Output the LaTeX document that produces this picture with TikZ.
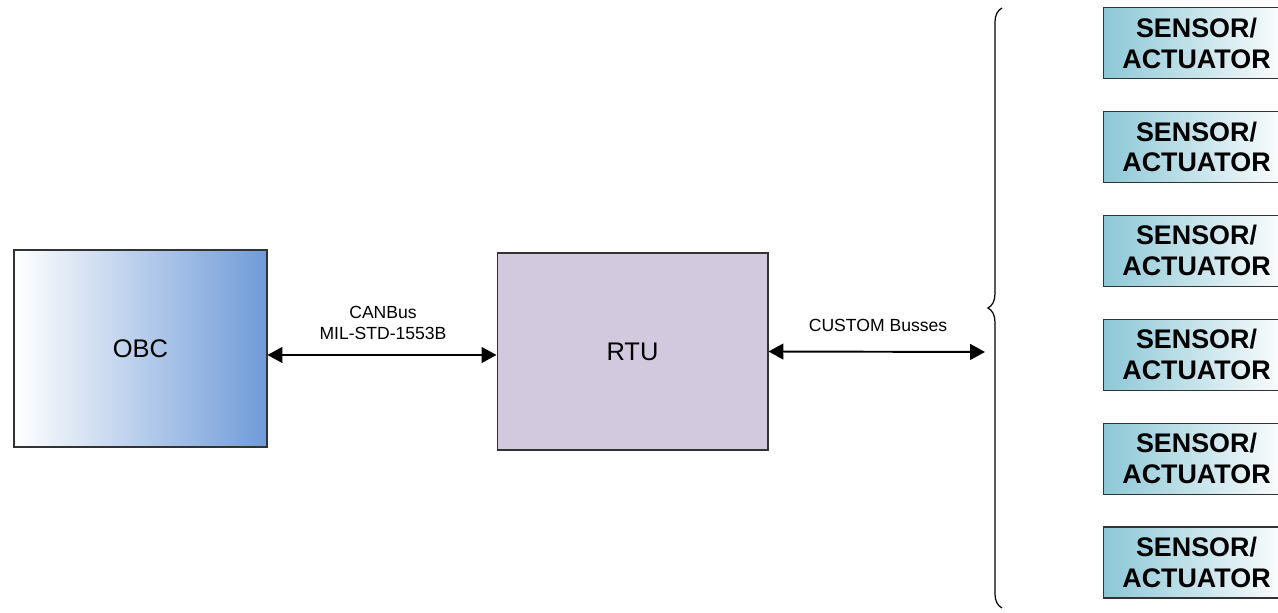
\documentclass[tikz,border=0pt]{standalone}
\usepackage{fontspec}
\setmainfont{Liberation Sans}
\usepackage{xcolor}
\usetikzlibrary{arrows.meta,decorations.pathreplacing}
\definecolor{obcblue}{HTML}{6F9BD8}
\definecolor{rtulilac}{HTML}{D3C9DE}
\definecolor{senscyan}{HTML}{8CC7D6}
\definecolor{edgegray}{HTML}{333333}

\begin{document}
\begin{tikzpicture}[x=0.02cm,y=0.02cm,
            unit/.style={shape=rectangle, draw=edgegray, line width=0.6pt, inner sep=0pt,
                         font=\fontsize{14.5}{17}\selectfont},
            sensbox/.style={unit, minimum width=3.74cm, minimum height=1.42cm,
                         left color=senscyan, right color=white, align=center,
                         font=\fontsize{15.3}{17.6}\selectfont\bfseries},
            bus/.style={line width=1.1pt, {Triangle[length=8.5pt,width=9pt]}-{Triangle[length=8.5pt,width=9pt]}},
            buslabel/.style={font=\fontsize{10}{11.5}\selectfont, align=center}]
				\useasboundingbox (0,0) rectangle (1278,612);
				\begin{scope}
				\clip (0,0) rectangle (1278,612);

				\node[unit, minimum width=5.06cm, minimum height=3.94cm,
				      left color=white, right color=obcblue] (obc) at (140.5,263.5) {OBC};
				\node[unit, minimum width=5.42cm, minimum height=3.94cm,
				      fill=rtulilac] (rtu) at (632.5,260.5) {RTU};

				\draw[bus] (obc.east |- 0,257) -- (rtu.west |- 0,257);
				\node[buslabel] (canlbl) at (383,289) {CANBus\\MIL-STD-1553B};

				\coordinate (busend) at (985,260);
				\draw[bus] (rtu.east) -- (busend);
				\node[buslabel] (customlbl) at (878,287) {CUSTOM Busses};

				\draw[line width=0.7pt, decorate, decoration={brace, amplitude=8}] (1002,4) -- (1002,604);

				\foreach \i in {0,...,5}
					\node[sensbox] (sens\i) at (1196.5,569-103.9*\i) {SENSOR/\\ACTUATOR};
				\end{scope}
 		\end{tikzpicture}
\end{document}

☆ ☆ ☆

* [WHAT IS BEING ASKED]: Quote the material in full and exactly; do not carry over its pictures.

* [THE REPLY]:
Output the LaTeX document that produces this picture with TikZ.
\documentclass[tikz,border=0pt]{standalone}
\usepackage{fontspec}
\setmainfont{Liberation Sans}
\usepackage{xcolor}
\usetikzlibrary{arrows.meta,decorations.pathreplacing}
\definecolor{obcblue}{HTML}{6F9BD8}
\definecolor{rtulilac}{HTML}{D3C9DE}
\definecolor{senscyan}{HTML}{8CC7D6}
\definecolor{edgegray}{HTML}{333333}

\begin{document}
\begin{tikzpicture}[x=0.02cm,y=0.02cm,
            unit/.style={shape=rectangle, draw=edgegray, line width=0.6pt, inner sep=0pt,
                         font=\fontsize{14.5}{17}\selectfont},
            sensbox/.style={unit, minimum width=3.74cm, minimum height=1.42cm,
                         left color=senscyan, right color=white, align=center,
                         font=\fontsize{15.3}{17.6}\selectfont\bfseries},
            bus/.style={line width=1.1pt, {Triangle[length=8.5pt,width=9pt]}-{Triangle[length=8.5pt,width=9pt]}},
            buslabel/.style={font=\fontsize{10}{11.5}\selectfont, align=center}]
				\useasboundingbox (0,0) rectangle (1278,612);
				\begin{scope}
				\clip (0,0) rectangle (1278,612);

				\node[unit, minimum width=5.06cm, minimum height=3.94cm,
				      left color=white, right color=obcblue] (obc) at (140.5,263.5) {OBC};
				\node[unit, minimum width=5.42cm, minimum height=3.94cm,
				      fill=rtulilac] (rtu) at (632.5,260.5) {RTU};

				\draw[bus] (obc.east |- 0,257) -- (rtu.west |- 0,257);
				\node[buslabel] (canlbl) at (383,289) {CANBus\\MIL-STD-1553B};

				\coordinate (busend) at (985,260);
				\draw[bus] (rtu.east) -- (busend);
				\node[buslabel] (customlbl) at (878,287) {CUSTOM Busses};

				\draw[line width=0.7pt, decorate, decoration={brace, amplitude=8}] (1002,4) -- (1002,604);

				\foreach \i in {0,...,5}
					\node[sensbox] (sens\i) at (1196.5,569-103.9*\i) {SENSOR/\\ACTUATOR};
				\end{scope}
 		\end{tikzpicture}
\end{document}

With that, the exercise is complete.